Mavery did sleep last night. About 1am we woke up to her JUMPING in her bed. I am not sure what she has done, but she has managed to develop this annoying squeak with her crib. So for a long while we got to listen to that, but thankfully she did settle down and slept till her normal wake up time. She is MUCH better today and more herself. The hard thing is just trying to keep her calm. Obviously there is no way to keep a toddler from running around, but they said to try to just not let her get to wild. So when I was switching laundry I turned around and she and Sage had went to the basement and were riding their cars. Which is a no no. Just hard to not let her out of my site. She had climbed on a barstool and jumped off before I could get to her. Stressful for sure. I basically need to have her attached to me, which before Christmas she barely left my side. Of course now she has been following Sage more for the last couple weeks. Thankfully Sage understands english and is doing a good job staying close.
I wish I could say I slept well. Maybe it was how mad I am about what they did on the Biggest Loser, totally not fair if you ask me. Or could have been the chocolate pie & thinking how if I am not careful I myself will need to go on the show. Also worrying about a friend with cancer, which I want to share about. Mostly just thinking of what is going to happen for Mavery.
Mark said the doctor told us that the committee meets today to discuss her case. I hope that we will hear at least tomorrow what they say. I just want to know when. The kids are so full of questions. They all do remember going to see their cousin Graham in the hospital last Christmas and are excited about seeing the train and the toy room and the rooftop garden again. Isn't it funny how kids see things?
I think I am going to enjoy more of that pie for breakfast. Along with the big ole soda Mark brought me from Mc Donalds. I am thinking the good choices will start after surgery.
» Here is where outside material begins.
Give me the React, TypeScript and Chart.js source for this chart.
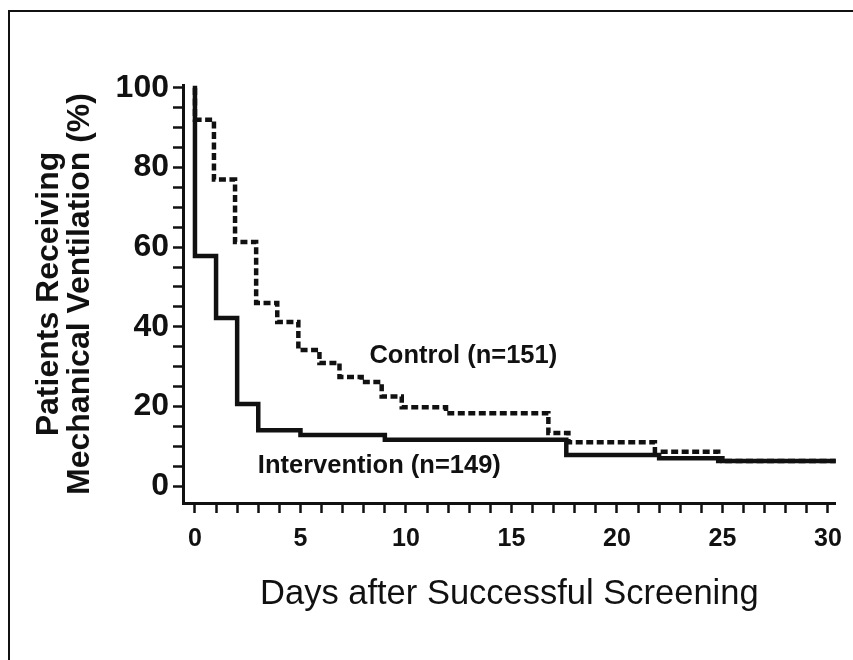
import React, { useEffect, useRef } from "react";
import { Chart, registerables } from "chart.js";

Chart.register(...registerables);

// Kaplan-Meier style step data (day, % still ventilated)
const interventionDays = [0, 0, 1, 2, 3, 5, 9, 17.6, 22, 25, 30.4];
const interventionValues = [100, 57.8, 42.2, 20.6, 14, 12.8, 11.6, 7.8, 7.0, 6.3, 6.3];

const controlDays = [0, 0, 0.9, 1.9, 2.9, 3.9, 4.9, 5.9, 6.85, 7.9, 8.85, 9.8, 11.9, 16.75, 17.7, 21.8, 24.8, 30.4];
const controlValues = [100, 92, 77, 61.3, 46, 41.2, 34.2, 30.9, 27.4, 26.1, 22.5, 19.8, 18.3, 13.3, 11, 8.6, 6.3, 6.3];

const xTickValues = [0, 1, 2, 3, 4, 5, 6, 7, 8, 9, 10, 11, 12, 13, 14, 15, 16, 17, 18, 19, 20, 21, 22, 23, 24, 25, 26, 27, 28, 29, 30];
const xLabelEvery = 5;
const yTickValues = [0, 5, 10, 15, 20, 25, 30, 35, 40, 45, 50, 55, 60, 65, 70, 75, 80, 85, 90, 95, 100];
const yLabelEvery = 20;

const annotationTexts = ["Control (n=151)", "Intervention (n=149)"];
const annotationX = [8.27, 2.98];
const annotationY = [32.7, 5.0];

const FONT = "'Liberation Sans', Arial, Helvetica, sans-serif";
const INK = "#111";

const annotationPlugin = {
  id: "annotations",
  afterDatasetsDraw(chart: any) {
    const { ctx, scales } = chart;
    ctx.save();
    ctx.fillStyle = INK;
    ctx.font = `bold 25.5px ${FONT}`;
    ctx.textAlign = "left";
    ctx.textBaseline = "middle";
    annotationTexts.forEach((t, i) => {
      ctx.fillText(t, scales.x.getPixelForValue(annotationX[i]), scales.y.getPixelForValue(annotationY[i]));
    });
    ctx.restore();
  },
};

export default function App() {
  const ref = useRef<HTMLCanvasElement | null>(null);
  useEffect(() => {
    if (!ref.current) return;
    const chart = new Chart(ref.current, {
      type: "line",
      data: {
        datasets: [
          {
            label: "Intervention (n=149)",
            data: interventionDays.map((d, i) => ({ x: d, y: interventionValues[i] })),
            borderColor: INK,
            borderWidth: 4.5,
            stepped: "before",
            pointRadius: 0,
            fill: false,
            borderCapStyle: "square",
            borderJoinStyle: "miter",
          },
          {
            label: "Control (n=151)",
            data: controlDays.map((d, i) => ({ x: d, y: controlValues[i] })),
            borderColor: INK,
            borderWidth: 4.5,
            borderDash: [7, 3.5],
            stepped: "before",
            pointRadius: 0,
            fill: false,
          },
        ],
      },
      options: {
        animation: false,
        responsive: false,
        maintainAspectRatio: false,
        layout: { padding: { left: 0, top: 85, right: 15, bottom: 0 } },
        plugins: { legend: { display: false }, tooltip: { enabled: false } },
        scales: {
          x: {
            type: "linear",
            min: -0.567,
            max: 30.37,
            afterFit: (s: any) => { s.height = 157; },
            afterBuildTicks: (s: any) => { s.ticks = xTickValues.map((v) => ({ value: v })); },
            border: { display: true, color: INK, width: 3 },
            grid: { drawOnChartArea: false, drawTicks: true, tickLength: 10, tickWidth: 2.5, tickColor: INK, color: INK },
            ticks: {
              autoSkip: false,
              maxRotation: 0,
              padding: 11,
              color: INK,
              font: { family: FONT, size: 25, weight: "bold" },
              callback: (v: any) => (Number(v) % xLabelEvery === 0 ? String(v) : ""),
            },
            title: {
              display: true,
              text: "Days after Successful Screening",
              color: INK,
              font: { family: FONT, size: 34.5, weight: "normal", lineHeight: 1.2 },
              padding: { top: 0, bottom: 45 },
            },
          },
          y: {
            type: "linear",
            min: -4.27,
            max: 100.75,
            afterFit: (s: any) => { s.width = 183; },
            afterBuildTicks: (s: any) => { s.ticks = yTickValues.map((v) => ({ value: v })); },
            border: { display: true, color: INK, width: 3 },
            grid: { drawOnChartArea: false, drawTicks: true, tickLength: 10, tickWidth: 2.5, tickColor: INK, color: INK },
            ticks: {
              autoSkip: false,
              padding: 4,
              color: INK,
              font: { family: FONT, size: 32, weight: "bold" },
              callback: (v: any) => (Number(v) % yLabelEvery === 0 ? String(v) : ""),
            },
            title: {
              display: true,
              text: ["Patients Receiving", "Mechanical Ventilation (%)"],
              color: INK,
              font: { family: FONT, size: 32, weight: "bold", lineHeight: 0.98 },
              padding: { top: 33, bottom: 0 },
            },
          },
        },
      },
      plugins: [annotationPlugin],
    } as any);
    return () => chart.destroy();
  }, []);

  return (
    <div style={{ position: "relative", width: 853, height: 660, background: "#fff", overflow: "hidden" }}>
      <style>{`html,body{margin:0;padding:0;overflow:hidden;background:#fff}`}</style>
      <canvas ref={ref} width={853} height={660} style={{ position: "absolute", left: 0, top: 0, width: 853, height: 660 }} />
      <div
        style={{
          position: "absolute",
          left: 8,
          top: 10,
          width: 845,
          height: 650,
          borderTop: "2.5px solid #111",
          borderLeft: "2px solid #111",
          boxSizing: "border-box",
          pointerEvents: "none",
        }}
      />
    </div>
  );
}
That is fair, right?
2 comments:
Dear Mark and Shannon,
I hope you get this I tried earlier and it didnt appear on your comments, so I must be doing something wrong.
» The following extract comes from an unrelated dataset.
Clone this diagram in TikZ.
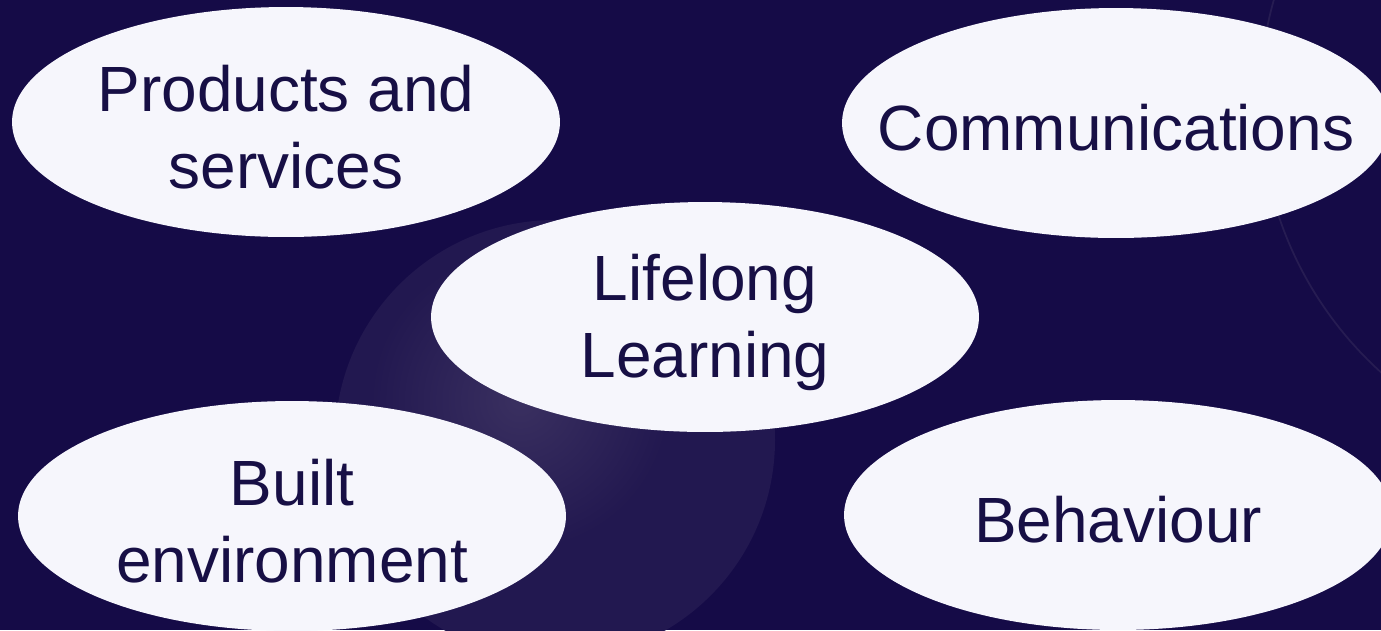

We just wanted to let you know that we are covering Mavery and you all in our prayers.
We want to thank you so much for bringing little Mavery into our family, what a sweet addition.
I know with all my heart as Jeremiah 29:11 says "I know the plans I have for you" that God had that little girl born all the way across the ocean just for time such as this. He knew she would be coming here and she would have a family who would love her.
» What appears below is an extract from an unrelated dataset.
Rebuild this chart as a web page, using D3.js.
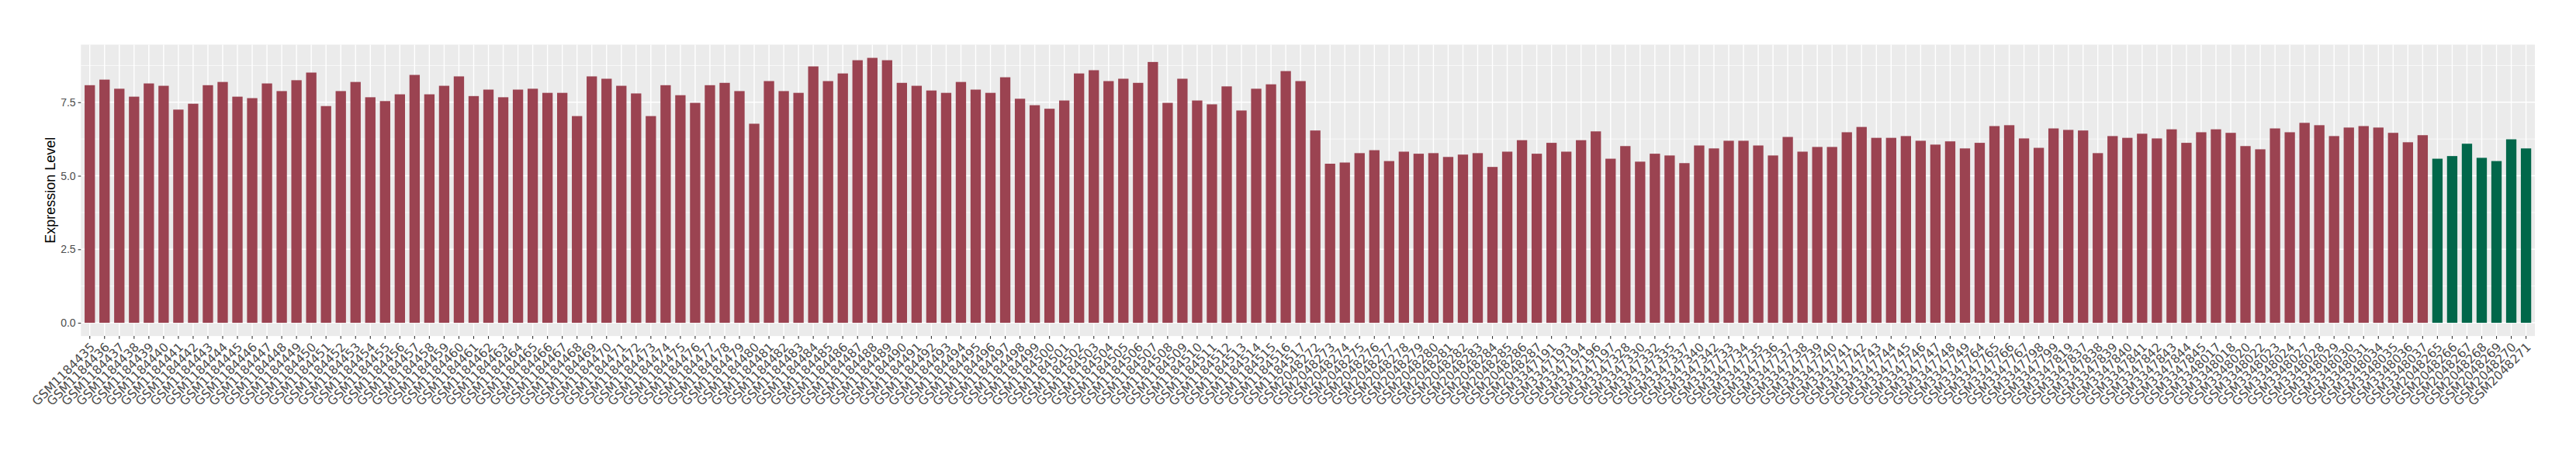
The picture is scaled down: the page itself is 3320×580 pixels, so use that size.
<!DOCTYPE html>
<html>
<head>
<meta charset="utf-8">
<script src="https://cdn.jsdelivr.net/npm/d3@7"></script>
<style>
  html, body { margin: 0; padding: 0; background: #ffffff; }
  svg { display: block; }
</style>
</head>
<body>
<svg id="chart" width="3320" height="580"></svg>
<script>
// ---------------- DATA ----------------
const samplesA = [
  "GSM1184435","GSM1184436","GSM1184437","GSM1184438","GSM1184439","GSM1184440","GSM1184441","GSM1184442",
  "GSM1184443","GSM1184444","GSM1184445","GSM1184446","GSM1184447","GSM1184448","GSM1184449","GSM1184450",
  "GSM1184451","GSM1184452","GSM1184453","GSM1184454","GSM1184455","GSM1184456","GSM1184457","GSM1184458",
  "GSM1184459","GSM1184460","GSM1184461","GSM1184462","GSM1184463","GSM1184464","GSM1184465","GSM1184466",
  "GSM1184467","GSM1184468","GSM1184469","GSM1184470","GSM1184471","GSM1184472","GSM1184473","GSM1184474",
  "GSM1184475","GSM1184476","GSM1184477","GSM1184478","GSM1184479","GSM1184480","GSM1184481","GSM1184482",
  "GSM1184483","GSM1184484","GSM1184485","GSM1184486","GSM1184487","GSM1184488","GSM1184489","GSM1184490",
  "GSM1184491","GSM1184492","GSM1184493","GSM1184494","GSM1184495","GSM1184496","GSM1184497","GSM1184498",
  "GSM1184499","GSM1184500","GSM1184501","GSM1184502","GSM1184503","GSM1184504","GSM1184505","GSM1184506",
  "GSM1184507","GSM1184508","GSM1184509","GSM1184510","GSM1184511","GSM1184512","GSM1184513","GSM1184514",
  "GSM1184515","GSM1184516","GSM1184517"
];
const valuesA = [
  8.08, 8.27, 7.96, 7.69, 8.14, 8.06, 7.25, 7.45, 8.08, 8.19, 7.69, 7.64, 8.14, 7.88, 8.25, 8.51,
  7.37, 7.88, 8.19, 7.67, 7.54, 7.77, 8.43, 7.77,
  8.06, 8.38, 7.71, 7.93, 7.67, 7.93, 7.96, 7.82, 7.82, 7.03, 8.38, 8.30, 8.06, 7.80, 7.03, 8.08,
  7.74, 7.48, 8.08, 8.16, 7.88, 6.77, 8.22, 7.88, 7.82, 8.72, 8.22, 8.48, 8.93,
  9.01, 8.93, 8.16, 8.06, 7.90, 7.82, 8.19, 7.93, 7.82, 8.35, 7.62, 7.40, 7.28, 7.56, 8.48, 8.59,
  8.22, 8.30, 8.16, 8.87, 7.48, 8.30, 7.56, 7.43, 8.04, 7.22, 7.96, 8.11, 8.56, 8.22
];

const samplesB = [
  "GSM2048272","GSM2048273","GSM2048274","GSM2048275","GSM2048276","GSM2048277","GSM2048278","GSM2048279",
  "GSM2048280","GSM2048281","GSM2048282","GSM2048283","GSM2048284","GSM2048285","GSM2048286","GSM2048287"
];
const valuesB = [6.54, 5.41, 5.45, 5.77, 5.87, 5.50, 5.82, 5.75, 5.77, 5.64, 5.72, 5.77, 5.30, 5.82, 6.21, 5.75];

const samplesC = [
  "GSM3347191","GSM3347193","GSM3347194","GSM3347196","GSM3347197","GSM3347328","GSM3347330","GSM3347332",
  "GSM3347335","GSM3347337","GSM3347340","GSM3347342","GSM3347733","GSM3347734","GSM3347735","GSM3347736",
  "GSM3347737","GSM3347738","GSM3347739","GSM3347740","GSM3347741","GSM3347742","GSM3347743","GSM3347744",
  "GSM3347745","GSM3347746","GSM3347747","GSM3347748","GSM3347749","GSM3347764","GSM3347765","GSM3347766",
  "GSM3347767","GSM3347798","GSM3347799","GSM3347819","GSM3347837","GSM3347838","GSM3347839","GSM3347840",
  "GSM3347841","GSM3347842","GSM3347843","GSM3347844","GSM3347845","GSM3348017","GSM3348018","GSM3348020",
  "GSM3348022","GSM3348023","GSM3348024","GSM3348027","GSM3348028","GSM3348029","GSM3348030","GSM3348031",
  "GSM3348034","GSM3348035","GSM3348036","GSM3348037"
];
const valuesC = [
  6.12, 5.82, 6.21, 6.51, 5.58, 6.01, 5.48, 5.75, 5.69, 5.43,
  6.03, 5.93, 6.19, 6.19, 6.03, 5.69, 6.32, 5.82, 5.98, 5.98, 6.48, 6.66, 6.29, 6.29, 6.35, 6.19,
  6.06, 6.17, 5.93, 6.12, 6.69, 6.72, 6.27, 5.95, 6.61, 6.56, 6.54, 5.77, 6.35,
  6.29, 6.43, 6.27, 6.58, 6.12, 6.48, 6.58, 6.46, 6.01, 5.90, 6.61, 6.48, 6.80, 6.72, 6.35, 6.64,
  6.69, 6.64, 6.46, 6.14, 6.38
];

const samplesControl = ["GSM2048265","GSM2048266","GSM2048267","GSM2048268","GSM2048269","GSM2048270","GSM2048271"];
const valuesControl = [5.58, 5.67, 6.09, 5.61, 5.50, 6.24, 5.93];

const yTicks = [0, 2.5, 5.0, 7.5];
const yMinorTicks = [1.25, 3.75, 6.25, 8.75];
const yTitle = "Expression Level";
const groupColors = { disease: "#9B4351", control: "#01674A" };

// ---------------- BUILD ----------------
const data = [];
[[samplesA, valuesA, "disease"], [samplesB, valuesB, "disease"], [samplesC, valuesC, "disease"],
 [samplesControl, valuesControl, "control"]].forEach(([s, v, g]) => {
  s.forEach((name, i) => data.push({ name, value: v[i], group: g }));
});

const svg = d3.select("#chart");
const panel = { left: 104.3, right: 3267, top: 57.5, bottom: 433.1 };

const x = d3.scaleBand()
  .domain(data.map(d => d.name))
  .range([panel.left, panel.right])
  .paddingInner(0.3)
  .paddingOuter(0.25);

const maxV = d3.max(data, d => d.value);
const y = d3.scaleLinear()
  .domain([-0.05 * maxV, 1.05 * maxV])
  .range([panel.bottom, panel.top]);

// panel background
svg.append("rect")
  .attr("x", panel.left).attr("y", panel.top)
  .attr("width", panel.right - panel.left).attr("height", panel.bottom - panel.top)
  .attr("fill", "#EBEBEB");

// minor gridlines
svg.append("g").selectAll("line").data(yMinorTicks).join("line")
  .attr("x1", panel.left).attr("x2", panel.right)
  .attr("y1", d => y(d)).attr("y2", d => y(d))
  .attr("stroke", "#ffffff").attr("stroke-width", 0.7);

// major gridlines
svg.append("g").selectAll("line").data(yTicks).join("line")
  .attr("x1", panel.left).attr("x2", panel.right)
  .attr("y1", d => y(d)).attr("y2", d => y(d))
  .attr("stroke", "#ffffff").attr("stroke-width", 1.4);

svg.append("g").selectAll("line").data(data).join("line")
  .attr("x1", d => x(d.name) + x.bandwidth() / 2).attr("x2", d => x(d.name) + x.bandwidth() / 2)
  .attr("y1", panel.top).attr("y2", panel.bottom)
  .attr("stroke", "#ffffff").attr("stroke-width", 1.4);

// bars
svg.append("g").selectAll("rect").data(data).join("rect")
  .attr("x", d => x(d.name))
  .attr("width", x.bandwidth())
  .attr("y", d => y(d.value))
  .attr("height", d => y(0) - y(d.value))
  .attr("fill", d => groupColors[d.group]);

// y axis
const yAxis = d3.axisLeft(y).tickValues(yTicks).tickFormat(d3.format(".1f")).tickSize(3.7).tickPadding(3);
const gy = svg.append("g").attr("transform", `translate(${panel.left},0)`).call(yAxis);
gy.select(".domain").remove();
gy.selectAll(".tick line").attr("stroke", "#333333").attr("stroke-width", 1.1);
gy.selectAll(".tick text")
  .attr("fill", "#4D4D4D")
  .style("font-family", "'Liberation Sans', Arial, sans-serif")
  .style("font-size", "14px");

// x axis
const xAxis = d3.axisBottom(x).tickSize(3.7).tickPadding(3);
const gx = svg.append("g").attr("transform", `translate(0,${panel.bottom})`).call(xAxis);
gx.select(".domain").remove();
gx.selectAll(".tick line").attr("stroke", "#333333").attr("stroke-width", 1.1);
gx.selectAll(".tick text")
  .attr("fill", "#4D4D4D")
  .style("font-family", "'DejaVu Sans', sans-serif")
  .style("font-size", "15.8px")
  .attr("text-anchor", "end")
  .attr("dy", "0.75em")
  .attr("transform", "translate(-1,7) rotate(-45)")
  .attr("y", 0).attr("x", 0);

// y title
svg.append("text")
  .attr("transform", `translate(71,${(panel.top + panel.bottom) / 2}) rotate(-90)`)
  .attr("text-anchor", "middle")
  .style("font-family", "'Liberation Sans', Arial, sans-serif")
  .style("font-size", "18px")
  .attr("fill", "#000000")
  .text(yTitle);
</script>
</body>
</html>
We're available for any help you might need.
I want you to know how very blessed we were just watching the 3 of you at the hospital and the love between you.
Love you,
Mom Laxton
Oh Shannon...I'm so sorry the news was not better. This is the first time I've been able to sit down and ready all of your posts. I was doing okay until I read what your mom wrote. You are blessed to have such a loving mother! I just know everything is going to be okay. Its scary for sure...but Mavery is in good hands. God has held her in the palm of His hand the many months that Mavery was an orphan and then He placed her by hand into your family's arms. The surgery will go well...and this will all be behind you very soon. Everyone is storming the heavens with prayer for Mavery. She will be okay!!!
If there is anything I can do please let me know!